We obtain the isomorphism $\operatorname{Pic}(X) \cong H^1(X, \mathcal{O}^*)$ by considering transition functions. By looking at the long exact cohomology sequence associated to the exponential sequence of sheaves we obtain

$$\dots \to H^1(X, \mathcal{O}) \to H^1(X, \mathcal{O}^*) \xrightarrow{c_1} H^2(X, \mathbb{Z}) \to H^2(X, \mathcal{O}) \to \dots$$

By Dolbeault's Theorem, $H^k(X, \mathcal{O}) \cong H^{0,k}_{\bar{\partial}}(X)$. So, if

  • $H^{0,1}_{\bar{\partial}}(X) = 0$, the map $c_1 : \operatorname{Pic}(X) \to H^2(X, \mathbb{Z})$ is injective,
  • $H^{0,2}_{\bar{\partial}}(X) = 0$, the map $c_1 : \operatorname{Pic}(X) \to H^2(X, \mathbb{Z})$ is surjective.

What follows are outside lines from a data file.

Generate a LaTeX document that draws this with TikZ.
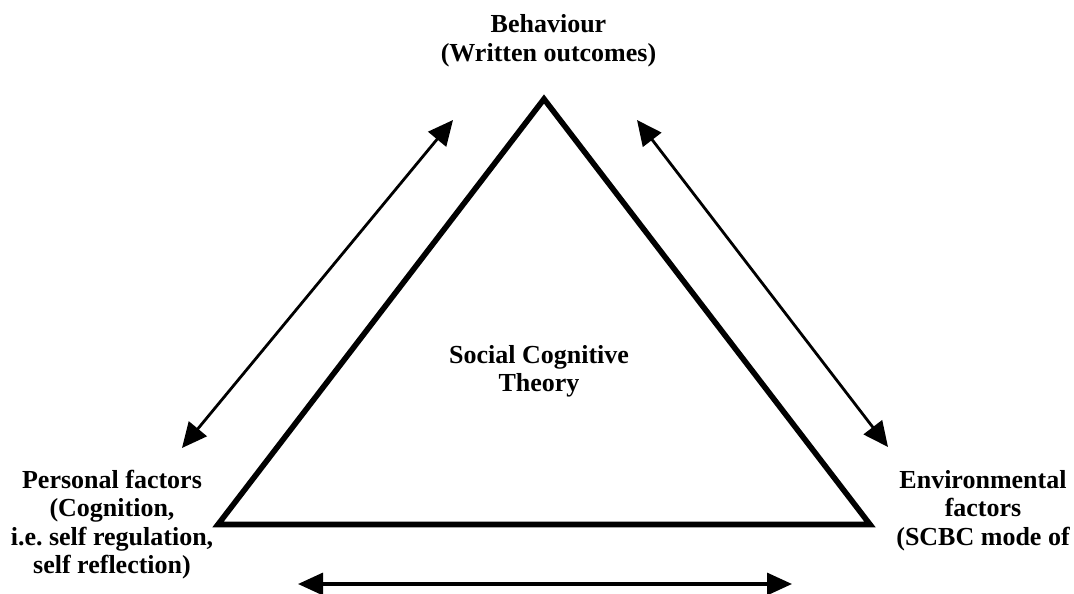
\documentclass[tikz,border=0pt]{standalone}
\usepackage{fontspec}
\setmainfont{Liberation Serif}
\usetikzlibrary{arrows.meta}
\begin{document}
\frenchspacing
\begin{tikzpicture}[x=1pt,y=-1pt,
  lbl/.style={inner sep=0pt,anchor=base,font=\fontsize{26}{28.5}\selectfont\bfseries},
  tri/.style={line width=5.6pt,line join=miter},
  link/.style={line width=2.8pt,{Triangle[length=25pt,width=23pt]}-{Triangle[length=25pt,width=23pt]}},
  blink/.style={line width=3.3pt,{Triangle[length=25pt,width=22pt]}-{Triangle[length=25pt,width=22pt]}}]
\useasboundingbox (0,0) rectangle (1074,594);
% triangle corners
\coordinate (apex) at (544,99);
\coordinate (bl) at (218,524.5);
\coordinate (br) at (870,524.5);
\draw[tri] (apex) -- (bl) -- (br) -- cycle;
% labels
\node[lbl] (beh) at (548.5,33) {\begin{tabular}[t]{@{}c@{}}Behaviour\\(Written outcomes)\end{tabular}};
\node[lbl] (sct) at (539,363) {\begin{tabular}[t]{@{}c@{}}Social Cognitive\\Theory\end{tabular}};
\node[lbl] (pers) at (112,488) {\begin{tabular}[t]{@{}c@{}}Personal factors\\(Cognition,\\i.e.\ self regulation,\\self reflection)\end{tabular}};
\node[lbl] (env) at (983,488) {\begin{tabular}[t]{@{}c@{}}Environmental\\factors\\(SCBC mode of\end{tabular}};
% arrow ends
\coordinate (la1) at (453,120);
\coordinate (la2) at (182,448);
\coordinate (ra1) at (637,120);
\coordinate (ra2) at (888,447);
\coordinate (ba1) at (298,584);
\coordinate (ba2) at (792,584);
\draw[link] (la1) -- (la2);
\draw[link] (ra1) -- (ra2);
\draw[blink] (ba1) -- (ba2);
\end{tikzpicture}
\end{document}
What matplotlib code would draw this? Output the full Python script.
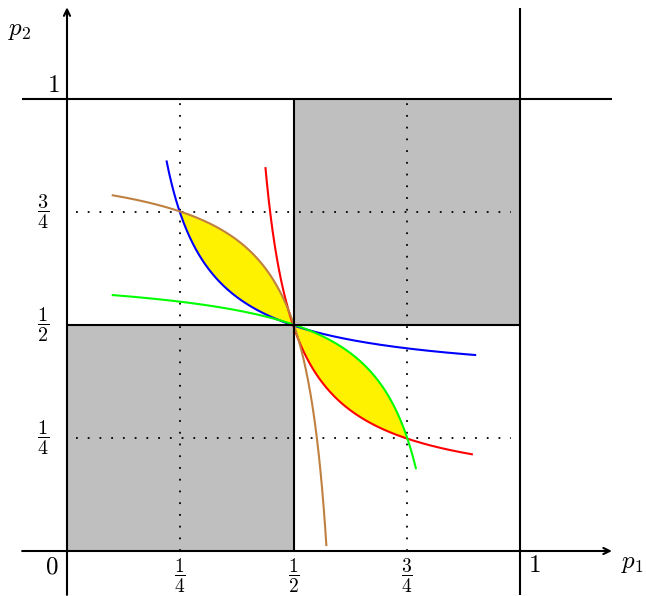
import numpy as np
import matplotlib
matplotlib.use("Agg")
import matplotlib.pyplot as plt
from matplotlib.patches import Rectangle

plt.rcParams['mathtext.fontset'] = 'cm'

# hyperbola p2 = d + k / (p1 - c)
hyp_c = 0.122
hyp_d = 0.372
hyp_k = 0.048

# drawn ranges of each curve
blue_p1 = [0.220, 0.901]
red_p2 = [0.214, 0.847]
green_p1 = [0.101, 0.770]
brown_p1 = [0.101, 0.5725]

# shaded lens regions
lens_left = [0.25, 0.5]
lens_right = [0.5, 0.75]

grid_marks = [0.25, 0.5, 0.75]
frac_labels = [r'$\dfrac{1}{4}$', r'$\dfrac{1}{2}$', r'$\dfrac{3}{4}$']

BROWN = '#bf8040'
GRAY = '#bfbfbf'
YELLOW = '#fff200'


def blue(p1):
    return hyp_d + hyp_k / (p1 - hyp_c)


def red_inv(p2):
    # red is blue mirrored in the diagonal
    return hyp_d + hyp_k / (p2 - hyp_c)


def green(p1):
    # point reflection of blue through (1/2, 1/2)
    return 1 - blue(1 - p1)


def brown(p1):
    # point reflection of red
    return 1 - hyp_c - hyp_k / (1 - hyp_d - p1)


def red(p1):
    return hyp_c + hyp_k / (p1 - hyp_d)


fig = plt.figure(figsize=(6.46, 5.96), dpi=100)
ax = fig.add_axes([0, 0, 1, 1])
ax.set_xlim(-67 / 453, (646 - 67) / 453)
ax.set_ylim(-45 / 452, 551 / 452)
ax.axis('off')

# gray squares
ax.add_patch(Rectangle((0, 0), 0.5, 0.5, fc=GRAY, ec='none', zorder=1))
ax.add_patch(Rectangle((0.5, 0.5), 0.5, 0.5, fc=GRAY, ec='none', zorder=1))

# dotted guides
for m in [0.25, 0.75]:
    ax.plot([m, m], [0.0, 1.0], color='black', lw=1.3, ls=(0, (1, 5.5)),
            dash_capstyle='butt', zorder=2)
    ax.plot([0.02, 0.98], [m, m], color='black', lw=1.3, ls=(0, (1, 5.5)),
            dash_capstyle='butt', zorder=2)

# yellow lenses
x = np.linspace(lens_left[0], lens_left[1], 200)
ax.fill_between(x, blue(x), brown(x), color=YELLOW, lw=0, zorder=3)
x = np.linspace(lens_right[0], lens_right[1], 200)
ax.fill_between(x, red(x), green(x), color=YELLOW, lw=0, zorder=3)

# curves
x = np.linspace(blue_p1[0], blue_p1[1], 400)
ax.plot(x, blue(x), color='#0000ff', lw=1.5, zorder=4)
y = np.linspace(red_p2[0], red_p2[1], 400)
ax.plot(red_inv(y), y, color='#ff0000', lw=1.5, zorder=4)
x = np.linspace(green_p1[0], green_p1[1], 400)
ax.plot(x, green(x), color='#00ff00', lw=1.5, zorder=4)
x = np.linspace(brown_p1[0], brown_p1[1], 400)
ax.plot(x, brown(x), color=BROWN, lw=1.5, zorder=4)

# black frame lines
lk = dict(color='black', lw=1.5, zorder=5, solid_capstyle='butt')
ax.plot([-0.099, 1.203], [1, 1], **lk)
ax.plot([1, 1], [-0.097, 1.201], **lk)
ax.plot([0.5, 0.5], [0, 1], **lk)
ax.plot([0, 1], [0.5, 0.5], **lk)

# axes with arrows
arr = dict(arrowstyle='->,head_length=0.45,head_width=0.22', color='black',
           lw=1.5, shrinkA=0, shrinkB=0)
ax.annotate('', xy=(1.203, 0), xytext=(-0.099, 0), arrowprops=arr, zorder=6)
ax.annotate('', xy=(0, 1.203), xytext=(0, -0.097), arrowprops=arr, zorder=6)

# labels
ax.text(-0.104, 1.153, r'$p_2$', fontsize=18, ha='center', va='center')
ax.text(1.249, -0.027, r'$p_1$', fontsize=18, ha='center', va='center')
ax.text(-0.031, 1.032, r'$1$', fontsize=18, ha='center', va='center')
ax.text(1.031, -0.031, r'$1$', fontsize=18, ha='center', va='center')
ax.text(-0.033, -0.035, r'$0$', fontsize=18, ha='center', va='center')

for m, lab in zip(grid_marks, frac_labels):
    ax.text(-0.053, m, lab, fontsize=14.5, ha='center', va='center')
    ax.text(m, -0.056, lab, fontsize=14, ha='center', va='center')

fig.savefig('out.png', dpi=100)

In the case of $X = \mathbb{CP}^1$, both conditions are met so $\operatorname{Pic}(X) \cong H^2(\mathbb{CP}^1, \mathbb{Z})$. Furthermore, $H^2(\mathbb{CP}^1, \mathbb{Z}) \cong \mathbb{Z}$ so $\operatorname{Pic}(X) \cong \mathbb{Z}$; this isomorphism is given by the degree of a line bundle. In addition to being a group, $\mathbb{Z}$ is a ring.

Is there a natural ring structure on $\operatorname{Pic}(\mathbb{CP}^1)$ such that the isomorphism between $\operatorname{Pic}(\mathbb{CP}^1)$ and $\mathbb{Z}$ becomes an isomorphism of rings?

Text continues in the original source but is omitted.